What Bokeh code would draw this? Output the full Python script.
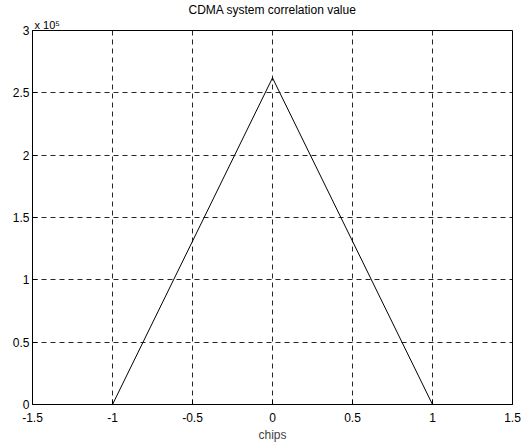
from bokeh.plotting import figure
from bokeh.models import Range1d, FixedTicker, Title
from bokeh.embed import file_html
from bokeh.resources import INLINE

# data
chips = [-1.5, -1.0, 0.0, 1.0, 1.5]
corr = [0.0, 0.0, 262000.0, 0.0, 0.0]

x_ticks = [-1.5, -1.0, -0.5, 0.0, 0.5, 1.0, 1.5]
x_tick_labels = ["-1.5", "-1", "-0.5", "0", "0.5", "1", "1.5"]
y_ticks = [0, 50000, 100000, 150000, 200000, 250000, 300000]
y_tick_labels = ["0", "0.5", "1", "1.5", "2", "2.5", "3"]
y_scale_text = "x 10\u2075"

FONT = "Liberation Sans"

p = figure(width=528, height=447, output_backend="svg", toolbar_location=None,
           x_range=Range1d(-1.5, 1.5), y_range=Range1d(0, 300000),
           min_border_left=32, min_border_right=16, min_border_top=30, min_border_bottom=43,
           title=None)

scale_title = Title(text=y_scale_text, align="left", text_font=FONT, text_font_size="11px",
                    text_font_style="normal", text_color="black", standoff=0, offset=2)
main_title = Title(text="CDMA system correlation value", align="center", text_font=FONT,
                   text_font_size="12px", text_font_style="normal", text_color="black",
                   standoff=0)
p.add_layout(scale_title, "above")
p.add_layout(main_title, "above")

p.line(chips, corr, line_color="black", line_width=1)

p.outline_line_color = "black"
p.outline_line_width = 1
p.outline_line_alpha = 1

for ax in [p.xaxis[0], p.yaxis[0]]:
    ax.axis_line_color = "black"
    ax.major_tick_in = 5
    ax.major_tick_out = 0
    ax.minor_tick_line_color = None
    ax.major_label_text_font = FONT
    ax.major_label_text_font_size = "12px"
    ax.major_label_text_color = "black"
    ax.major_label_standoff = 3

p.xaxis[0].ticker = FixedTicker(ticks=x_ticks)
p.xaxis[0].major_label_overrides = {t: l for t, l in zip(x_ticks, x_tick_labels)}
p.xaxis[0].major_label_standoff = 8
p.xaxis[0].axis_label = "chips"
p.xaxis[0].axis_label_text_font = FONT
p.xaxis[0].axis_label_text_font_size = "12px"
p.xaxis[0].axis_label_text_font_style = "normal"
p.xaxis[0].axis_label_standoff = 3

p.yaxis[0].ticker = FixedTicker(ticks=y_ticks)
p.yaxis[0].major_label_overrides = {t: l for t, l in zip(y_ticks, y_tick_labels)}

for g in [p.xgrid[0], p.ygrid[0]]:
    g.grid_line_color = "black"
    g.grid_line_dash = "5 4"
    g.grid_line_width = 1
    g.grid_line_alpha = 0.85
p.xgrid[0].ticker = FixedTicker(ticks=x_ticks)
p.ygrid[0].ticker = FixedTicker(ticks=y_ticks)

open("out.html", "w").write(file_html(p, INLINE))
------------------------------------------------------------
### Requirement
Your task is to reproduce all of the material exactly. The pictures stay out.

### Solution for this exercise
What Bokeh code would draw this? Output the full Python script.
from bokeh.plotting import figure
from bokeh.models import Range1d, FixedTicker, Title
from bokeh.embed import file_html
from bokeh.resources import INLINE

# data
chips = [-1.5, -1.0, 0.0, 1.0, 1.5]
corr = [0.0, 0.0, 262000.0, 0.0, 0.0]

x_ticks = [-1.5, -1.0, -0.5, 0.0, 0.5, 1.0, 1.5]
x_tick_labels = ["-1.5", "-1", "-0.5", "0", "0.5", "1", "1.5"]
y_ticks = [0, 50000, 100000, 150000, 200000, 250000, 300000]
y_tick_labels = ["0", "0.5", "1", "1.5", "2", "2.5", "3"]
y_scale_text = "x 10\u2075"

FONT = "Liberation Sans"

p = figure(width=528, height=447, output_backend="svg", toolbar_location=None,
           x_range=Range1d(-1.5, 1.5), y_range=Range1d(0, 300000),
           min_border_left=32, min_border_right=16, min_border_top=30, min_border_bottom=43,
           title=None)

scale_title = Title(text=y_scale_text, align="left", text_font=FONT, text_font_size="11px",
                    text_font_style="normal", text_color="black", standoff=0, offset=2)
main_title = Title(text="CDMA system correlation value", align="center", text_font=FONT,
                   text_font_size="12px", text_font_style="normal", text_color="black",
                   standoff=0)
p.add_layout(scale_title, "above")
p.add_layout(main_title, "above")

p.line(chips, corr, line_color="black", line_width=1)

p.outline_line_color = "black"
p.outline_line_width = 1
p.outline_line_alpha = 1

for ax in [p.xaxis[0], p.yaxis[0]]:
    ax.axis_line_color = "black"
    ax.major_tick_in = 5
    ax.major_tick_out = 0
    ax.minor_tick_line_color = None
    ax.major_label_text_font = FONT
    ax.major_label_text_font_size = "12px"
    ax.major_label_text_color = "black"
    ax.major_label_standoff = 3

p.xaxis[0].ticker = FixedTicker(ticks=x_ticks)
p.xaxis[0].major_label_overrides = {t: l for t, l in zip(x_ticks, x_tick_labels)}
p.xaxis[0].major_label_standoff = 8
p.xaxis[0].axis_label = "chips"
p.xaxis[0].axis_label_text_font = FONT
p.xaxis[0].axis_label_text_font_size = "12px"
p.xaxis[0].axis_label_text_font_style = "normal"
p.xaxis[0].axis_label_standoff = 3

p.yaxis[0].ticker = FixedTicker(ticks=y_ticks)
p.yaxis[0].major_label_overrides = {t: l for t, l in zip(y_ticks, y_tick_labels)}

for g in [p.xgrid[0], p.ygrid[0]]:
    g.grid_line_color = "black"
    g.grid_line_dash = "5 4"
    g.grid_line_width = 1
    g.grid_line_alpha = 0.85
p.xgrid[0].ticker = FixedTicker(ticks=x_ticks)
p.ygrid[0].ticker = FixedTicker(ticks=y_ticks)

open("out.html", "w").write(file_html(p, INLINE))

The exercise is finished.